Given task ▸
Copy nothing but the stretch that opens with the line containing "Recreate this image" and closes with the line containing "from bokeh.resources import INLINE". Keep pictures out.

* BEGIN The records *

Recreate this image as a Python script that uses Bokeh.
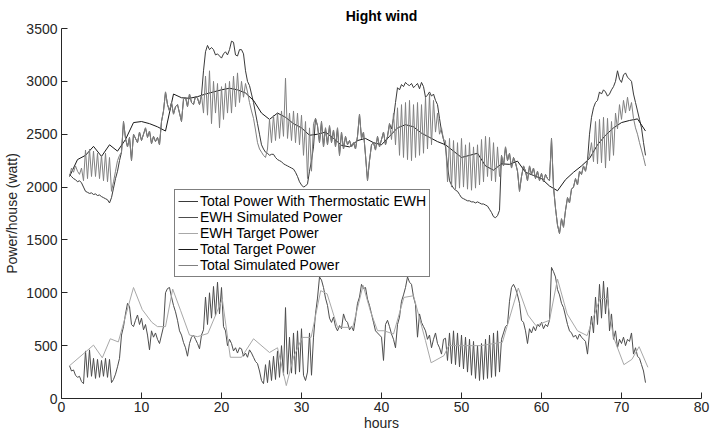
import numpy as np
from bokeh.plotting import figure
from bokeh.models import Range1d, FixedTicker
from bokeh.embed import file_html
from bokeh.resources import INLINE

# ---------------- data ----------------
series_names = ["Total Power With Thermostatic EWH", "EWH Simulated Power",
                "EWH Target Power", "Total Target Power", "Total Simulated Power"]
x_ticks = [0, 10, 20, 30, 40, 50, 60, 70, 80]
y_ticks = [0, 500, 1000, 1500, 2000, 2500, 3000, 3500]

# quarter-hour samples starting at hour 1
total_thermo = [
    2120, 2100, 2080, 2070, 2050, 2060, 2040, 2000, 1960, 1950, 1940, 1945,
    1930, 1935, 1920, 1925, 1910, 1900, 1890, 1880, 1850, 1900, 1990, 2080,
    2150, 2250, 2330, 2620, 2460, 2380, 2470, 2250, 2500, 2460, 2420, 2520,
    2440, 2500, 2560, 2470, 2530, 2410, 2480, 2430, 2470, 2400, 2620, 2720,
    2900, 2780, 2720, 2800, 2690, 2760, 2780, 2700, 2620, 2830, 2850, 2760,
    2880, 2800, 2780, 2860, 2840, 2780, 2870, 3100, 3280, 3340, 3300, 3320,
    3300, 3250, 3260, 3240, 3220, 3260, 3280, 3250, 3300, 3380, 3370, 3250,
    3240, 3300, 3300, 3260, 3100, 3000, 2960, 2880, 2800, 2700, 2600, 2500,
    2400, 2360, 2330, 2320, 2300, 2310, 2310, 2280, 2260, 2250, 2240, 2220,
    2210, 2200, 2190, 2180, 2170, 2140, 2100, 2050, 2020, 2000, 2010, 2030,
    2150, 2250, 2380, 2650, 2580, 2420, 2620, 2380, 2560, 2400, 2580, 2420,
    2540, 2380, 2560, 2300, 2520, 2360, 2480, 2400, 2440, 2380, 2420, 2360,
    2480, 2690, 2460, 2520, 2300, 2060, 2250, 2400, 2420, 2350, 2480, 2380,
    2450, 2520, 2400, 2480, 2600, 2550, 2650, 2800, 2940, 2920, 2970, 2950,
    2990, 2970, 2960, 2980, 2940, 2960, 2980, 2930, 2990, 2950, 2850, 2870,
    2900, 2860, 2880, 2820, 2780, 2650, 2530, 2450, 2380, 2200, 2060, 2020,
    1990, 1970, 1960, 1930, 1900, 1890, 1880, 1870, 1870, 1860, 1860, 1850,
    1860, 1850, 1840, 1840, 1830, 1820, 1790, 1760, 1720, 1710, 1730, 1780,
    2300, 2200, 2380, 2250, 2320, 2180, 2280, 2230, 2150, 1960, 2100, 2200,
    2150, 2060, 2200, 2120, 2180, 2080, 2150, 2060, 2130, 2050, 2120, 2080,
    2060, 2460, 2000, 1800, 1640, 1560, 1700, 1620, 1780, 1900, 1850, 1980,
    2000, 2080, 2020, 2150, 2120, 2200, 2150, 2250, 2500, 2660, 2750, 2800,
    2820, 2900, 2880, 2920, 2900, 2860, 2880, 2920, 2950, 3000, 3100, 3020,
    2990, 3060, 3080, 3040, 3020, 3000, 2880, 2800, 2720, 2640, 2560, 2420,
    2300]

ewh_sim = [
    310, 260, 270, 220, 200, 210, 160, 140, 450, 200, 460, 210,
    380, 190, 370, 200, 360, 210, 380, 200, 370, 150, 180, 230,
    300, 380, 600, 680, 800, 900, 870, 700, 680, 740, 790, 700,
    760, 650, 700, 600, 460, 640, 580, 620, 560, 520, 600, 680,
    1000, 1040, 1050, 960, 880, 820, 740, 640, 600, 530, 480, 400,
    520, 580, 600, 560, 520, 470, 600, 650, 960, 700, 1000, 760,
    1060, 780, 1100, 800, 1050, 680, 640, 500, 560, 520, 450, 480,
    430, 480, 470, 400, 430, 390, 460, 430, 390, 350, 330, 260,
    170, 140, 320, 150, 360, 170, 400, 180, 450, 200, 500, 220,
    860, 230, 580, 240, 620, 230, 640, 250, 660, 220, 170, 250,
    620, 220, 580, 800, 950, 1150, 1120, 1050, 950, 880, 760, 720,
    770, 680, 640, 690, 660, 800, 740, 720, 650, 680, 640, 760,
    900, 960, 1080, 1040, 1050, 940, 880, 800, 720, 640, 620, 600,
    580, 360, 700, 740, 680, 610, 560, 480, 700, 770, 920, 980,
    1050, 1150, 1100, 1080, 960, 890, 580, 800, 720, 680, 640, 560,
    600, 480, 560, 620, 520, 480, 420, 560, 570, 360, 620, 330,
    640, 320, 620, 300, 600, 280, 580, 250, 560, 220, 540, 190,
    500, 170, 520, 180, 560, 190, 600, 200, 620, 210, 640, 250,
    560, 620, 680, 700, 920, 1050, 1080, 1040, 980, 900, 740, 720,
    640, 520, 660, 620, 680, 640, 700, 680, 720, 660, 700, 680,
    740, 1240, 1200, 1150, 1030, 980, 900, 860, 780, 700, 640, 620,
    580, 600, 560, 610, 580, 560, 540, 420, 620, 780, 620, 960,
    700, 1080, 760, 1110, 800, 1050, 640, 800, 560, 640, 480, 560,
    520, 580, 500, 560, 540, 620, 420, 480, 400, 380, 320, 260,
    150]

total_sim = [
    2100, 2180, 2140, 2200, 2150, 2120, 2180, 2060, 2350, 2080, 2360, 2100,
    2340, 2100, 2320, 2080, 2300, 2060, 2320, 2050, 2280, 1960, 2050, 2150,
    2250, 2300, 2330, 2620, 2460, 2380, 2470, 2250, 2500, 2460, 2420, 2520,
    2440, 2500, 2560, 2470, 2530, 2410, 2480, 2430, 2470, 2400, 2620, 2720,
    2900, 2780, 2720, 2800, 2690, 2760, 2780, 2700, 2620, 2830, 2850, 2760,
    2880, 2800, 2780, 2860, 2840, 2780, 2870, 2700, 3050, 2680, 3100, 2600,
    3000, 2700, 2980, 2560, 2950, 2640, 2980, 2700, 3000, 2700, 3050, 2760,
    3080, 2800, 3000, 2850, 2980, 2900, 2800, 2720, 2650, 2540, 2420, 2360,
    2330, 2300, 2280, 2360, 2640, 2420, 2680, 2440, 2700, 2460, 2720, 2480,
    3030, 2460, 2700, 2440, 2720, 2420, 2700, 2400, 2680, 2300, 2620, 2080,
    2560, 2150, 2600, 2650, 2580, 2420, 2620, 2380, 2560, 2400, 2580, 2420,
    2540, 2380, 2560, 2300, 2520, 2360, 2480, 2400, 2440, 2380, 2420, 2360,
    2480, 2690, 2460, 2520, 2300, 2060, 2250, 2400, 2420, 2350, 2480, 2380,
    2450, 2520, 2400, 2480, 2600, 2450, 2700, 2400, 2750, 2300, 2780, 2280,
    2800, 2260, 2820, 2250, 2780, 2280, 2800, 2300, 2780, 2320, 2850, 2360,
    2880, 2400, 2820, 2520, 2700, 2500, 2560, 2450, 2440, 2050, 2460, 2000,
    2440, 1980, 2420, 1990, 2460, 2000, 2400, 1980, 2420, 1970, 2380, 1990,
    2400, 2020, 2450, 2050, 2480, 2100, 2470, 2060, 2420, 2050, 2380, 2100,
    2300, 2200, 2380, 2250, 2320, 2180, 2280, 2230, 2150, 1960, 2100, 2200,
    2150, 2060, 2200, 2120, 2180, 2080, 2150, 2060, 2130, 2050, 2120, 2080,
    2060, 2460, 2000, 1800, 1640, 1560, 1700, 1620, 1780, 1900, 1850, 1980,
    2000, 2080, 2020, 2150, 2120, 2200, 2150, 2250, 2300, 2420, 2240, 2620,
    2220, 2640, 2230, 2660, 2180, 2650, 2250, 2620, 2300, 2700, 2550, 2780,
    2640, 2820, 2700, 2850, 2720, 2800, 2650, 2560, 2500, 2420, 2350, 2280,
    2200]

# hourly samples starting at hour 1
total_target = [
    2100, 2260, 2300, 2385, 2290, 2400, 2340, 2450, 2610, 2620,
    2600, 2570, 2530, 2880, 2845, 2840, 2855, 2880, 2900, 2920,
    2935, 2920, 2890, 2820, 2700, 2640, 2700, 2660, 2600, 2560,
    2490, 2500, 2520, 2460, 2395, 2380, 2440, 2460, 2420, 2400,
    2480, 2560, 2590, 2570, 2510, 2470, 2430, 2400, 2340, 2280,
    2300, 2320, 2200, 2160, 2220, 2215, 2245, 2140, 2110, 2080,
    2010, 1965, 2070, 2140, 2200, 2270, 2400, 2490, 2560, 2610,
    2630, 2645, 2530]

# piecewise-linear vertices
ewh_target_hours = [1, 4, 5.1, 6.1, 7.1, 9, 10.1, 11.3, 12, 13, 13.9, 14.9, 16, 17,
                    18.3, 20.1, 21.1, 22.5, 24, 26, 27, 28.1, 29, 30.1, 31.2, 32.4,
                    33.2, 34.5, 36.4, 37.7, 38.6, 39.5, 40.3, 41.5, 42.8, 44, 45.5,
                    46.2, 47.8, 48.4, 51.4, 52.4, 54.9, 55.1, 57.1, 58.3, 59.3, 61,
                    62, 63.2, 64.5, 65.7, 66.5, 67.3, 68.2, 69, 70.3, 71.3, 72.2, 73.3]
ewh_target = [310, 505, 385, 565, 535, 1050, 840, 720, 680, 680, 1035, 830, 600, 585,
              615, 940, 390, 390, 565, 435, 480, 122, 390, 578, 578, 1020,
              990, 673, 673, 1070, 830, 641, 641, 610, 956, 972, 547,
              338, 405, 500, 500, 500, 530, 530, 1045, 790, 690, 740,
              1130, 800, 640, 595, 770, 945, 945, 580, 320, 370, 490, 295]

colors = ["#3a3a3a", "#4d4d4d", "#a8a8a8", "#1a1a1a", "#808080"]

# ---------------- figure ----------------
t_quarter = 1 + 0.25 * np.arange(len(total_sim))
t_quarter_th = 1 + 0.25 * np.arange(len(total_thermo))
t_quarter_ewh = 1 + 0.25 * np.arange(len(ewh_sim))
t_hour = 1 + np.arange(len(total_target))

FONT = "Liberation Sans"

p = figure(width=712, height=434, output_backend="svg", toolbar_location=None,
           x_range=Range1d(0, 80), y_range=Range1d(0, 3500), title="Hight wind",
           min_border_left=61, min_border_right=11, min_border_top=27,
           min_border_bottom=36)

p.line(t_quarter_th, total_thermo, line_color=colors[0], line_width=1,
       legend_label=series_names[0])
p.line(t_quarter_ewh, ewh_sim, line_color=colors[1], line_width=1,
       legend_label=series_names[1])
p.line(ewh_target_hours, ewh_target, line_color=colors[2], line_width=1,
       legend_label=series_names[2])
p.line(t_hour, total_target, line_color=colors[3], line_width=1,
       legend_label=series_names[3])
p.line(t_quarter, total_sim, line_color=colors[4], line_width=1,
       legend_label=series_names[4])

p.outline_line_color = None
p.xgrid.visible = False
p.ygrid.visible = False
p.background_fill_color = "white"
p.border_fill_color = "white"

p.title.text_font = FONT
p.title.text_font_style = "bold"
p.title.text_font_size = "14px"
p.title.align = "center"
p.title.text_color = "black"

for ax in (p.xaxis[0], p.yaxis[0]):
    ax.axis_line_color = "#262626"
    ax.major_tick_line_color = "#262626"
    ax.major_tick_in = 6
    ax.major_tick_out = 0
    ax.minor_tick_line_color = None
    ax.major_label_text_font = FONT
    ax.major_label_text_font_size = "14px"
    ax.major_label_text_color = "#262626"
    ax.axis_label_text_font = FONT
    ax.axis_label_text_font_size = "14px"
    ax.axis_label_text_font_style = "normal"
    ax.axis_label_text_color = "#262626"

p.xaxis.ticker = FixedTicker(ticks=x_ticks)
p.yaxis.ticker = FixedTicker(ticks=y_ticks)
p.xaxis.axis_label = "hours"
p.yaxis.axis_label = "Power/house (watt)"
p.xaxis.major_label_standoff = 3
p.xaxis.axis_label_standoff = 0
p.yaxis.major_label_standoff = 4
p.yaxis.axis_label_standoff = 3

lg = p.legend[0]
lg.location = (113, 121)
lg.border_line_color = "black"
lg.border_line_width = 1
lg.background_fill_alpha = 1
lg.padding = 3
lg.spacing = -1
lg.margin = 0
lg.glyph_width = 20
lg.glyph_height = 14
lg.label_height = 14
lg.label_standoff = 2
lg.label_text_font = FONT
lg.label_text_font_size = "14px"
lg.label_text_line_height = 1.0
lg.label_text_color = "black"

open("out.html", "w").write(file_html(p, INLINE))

* END The records *
* BEGIN The records *

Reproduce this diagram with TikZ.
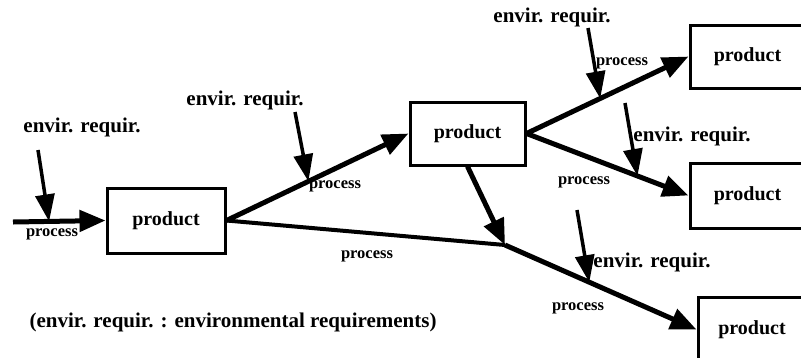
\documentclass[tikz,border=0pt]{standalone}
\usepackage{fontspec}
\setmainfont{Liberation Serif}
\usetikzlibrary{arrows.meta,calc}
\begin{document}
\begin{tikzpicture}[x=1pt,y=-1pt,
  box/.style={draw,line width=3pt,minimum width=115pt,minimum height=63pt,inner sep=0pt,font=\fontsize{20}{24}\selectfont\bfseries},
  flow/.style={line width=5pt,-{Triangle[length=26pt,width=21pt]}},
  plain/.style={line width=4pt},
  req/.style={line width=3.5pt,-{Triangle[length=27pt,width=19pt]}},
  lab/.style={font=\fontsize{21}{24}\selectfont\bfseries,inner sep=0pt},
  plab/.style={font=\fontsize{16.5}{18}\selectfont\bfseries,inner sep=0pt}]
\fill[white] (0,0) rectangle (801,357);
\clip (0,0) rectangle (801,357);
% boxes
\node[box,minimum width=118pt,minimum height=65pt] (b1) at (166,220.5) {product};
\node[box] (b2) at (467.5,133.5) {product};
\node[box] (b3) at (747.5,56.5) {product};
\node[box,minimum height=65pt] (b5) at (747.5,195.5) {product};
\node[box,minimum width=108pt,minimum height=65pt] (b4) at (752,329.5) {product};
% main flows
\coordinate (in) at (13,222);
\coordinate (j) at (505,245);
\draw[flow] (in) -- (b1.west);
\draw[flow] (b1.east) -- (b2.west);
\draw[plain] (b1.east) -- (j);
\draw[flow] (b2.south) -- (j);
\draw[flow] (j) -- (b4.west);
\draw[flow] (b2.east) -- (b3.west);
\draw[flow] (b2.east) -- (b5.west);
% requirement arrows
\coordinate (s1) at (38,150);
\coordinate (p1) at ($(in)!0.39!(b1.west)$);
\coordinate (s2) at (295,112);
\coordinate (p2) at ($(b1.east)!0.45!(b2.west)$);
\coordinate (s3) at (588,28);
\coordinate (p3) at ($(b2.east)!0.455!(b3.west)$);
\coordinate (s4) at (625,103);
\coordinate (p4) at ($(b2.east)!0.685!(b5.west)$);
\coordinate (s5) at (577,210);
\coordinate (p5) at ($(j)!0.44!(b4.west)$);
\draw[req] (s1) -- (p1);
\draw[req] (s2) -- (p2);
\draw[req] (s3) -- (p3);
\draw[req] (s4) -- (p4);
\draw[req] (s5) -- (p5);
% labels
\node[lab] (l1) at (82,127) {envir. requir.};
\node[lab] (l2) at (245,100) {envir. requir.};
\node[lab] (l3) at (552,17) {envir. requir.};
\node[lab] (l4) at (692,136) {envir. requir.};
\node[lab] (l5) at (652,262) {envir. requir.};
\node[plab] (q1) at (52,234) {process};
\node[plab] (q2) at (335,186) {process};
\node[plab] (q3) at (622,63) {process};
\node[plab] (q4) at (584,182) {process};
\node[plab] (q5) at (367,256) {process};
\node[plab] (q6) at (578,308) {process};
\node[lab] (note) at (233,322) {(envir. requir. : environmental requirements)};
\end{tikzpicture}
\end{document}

* END The records *

Answer below ▸
Recreate this image as a Python script that uses Bokeh.
import numpy as np
from bokeh.plotting import figure
from bokeh.models import Range1d, FixedTicker
from bokeh.embed import file_html
from bokeh.resources import INLINE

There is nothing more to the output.